SUSTAINED MORAL OUTRAGE

I try to draw from civil disobedience lessons of the past for nuggets of wisdom, ideas for social action. But they might be futile efforts that serve only to send an echo into our past — a  past view of racism, a past view of inequality, a past view of injustice. We need new tools for this evolved, super strain of evil. I’m not going to say new, because it isn’t. It’s version 2.1. It’s like a virus that disguises itself, lays in wait and in fact has been doing harm undetected until a flare-up occurs.racism kills

A conversation with Bill Castanier the other day gave me an idea. He was talking about housing discrimination in the ‘60s and what communities black people were allowed to live in or not. He said he thought some people would be surprised to learn that at one point blacks weren’t allowed to live in certain communities.

I said I didn’t understand that surprise.
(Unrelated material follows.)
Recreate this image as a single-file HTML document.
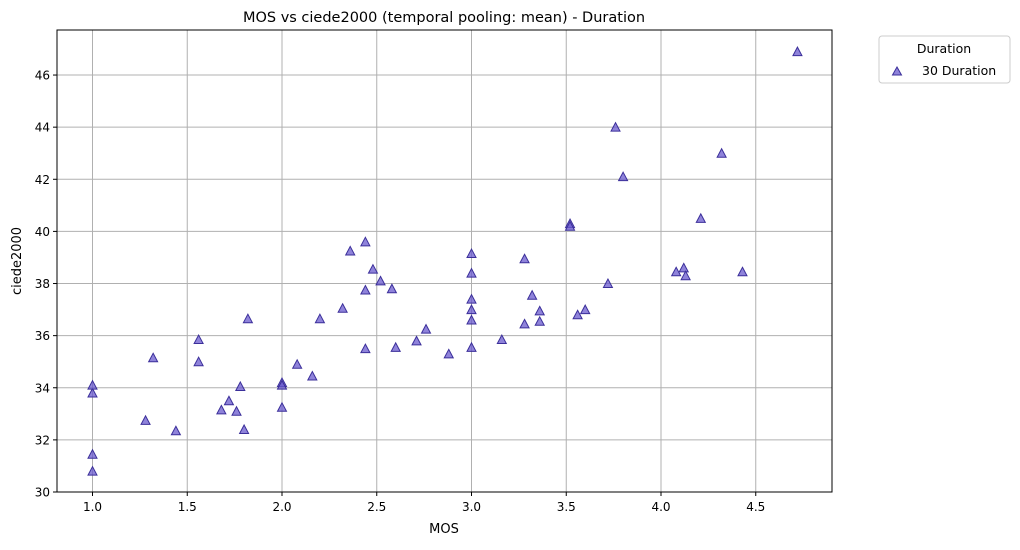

In my experience of living while black, there was always a time when something was denied us and we fought to win the right to access to the house and the things and the titles. We fought to remove the barriers to those things.

Things.

And today people people feel it’s over, that we won. Some white people get angry actually feeling “what more do you want?” “You’ve got access to everything.” “You see racism where there isn’t any.”

But we didn’t win.

We won access to the toys in the sandbox, but we can’t make people want to play with us as equals.

Black people have been fighting since the dawn of time to be respected and treated as equals by non-black people.

SUSTAINED MORAL OUTRAGE

Sierra Leone is proof positive we haven’t moved the needle in how the globe perceives and treats black people.

Disposable and dispensable.

Just as Mike Brown, Eric Garner and Tamir Rice were.

If Ebola were rampant in London right now there’d be global action beyond compare.

If the Civil Rights Movement from the ‘60s until now were about gaining access to the thing, we’ve exhausted that. We’ve got the bling to prove it as many rap videos will boast.

It’s time to level up in the game.

Move up the chakra ladder so to speak.

And this one is harder. It’s harder than fighting for a seat at the cafeteria bar and resisting hoses and dogs. It’s harder than demanding access and tearing down the walls.

This one requires us to peel off the veneer of stuff and deal with what’s behind the wall.

That’s an inability or lack of desire to respect one another mutually as human beings with a right to exist and indeed thrive. We need to understand what we fear about one another. We need to stop competing and trying to dominate or “win” over one another.

We need to evolve in consciousness and compassion — across the board, all races and creeds.

This requires mindfully engaging in the ugly stuff inside us. That’s the yoga. Connecting with what’s disconnecting us and engaging with it authentically.
And until we can do that in small, intimate kitchen conversations, in social media interactions, water cooler chit chat, in mass demonstrations, as Dr. Conceda said, “we need to maintain that moral outrage — that sense that as long as people are dying, what you’re doing is never enough.”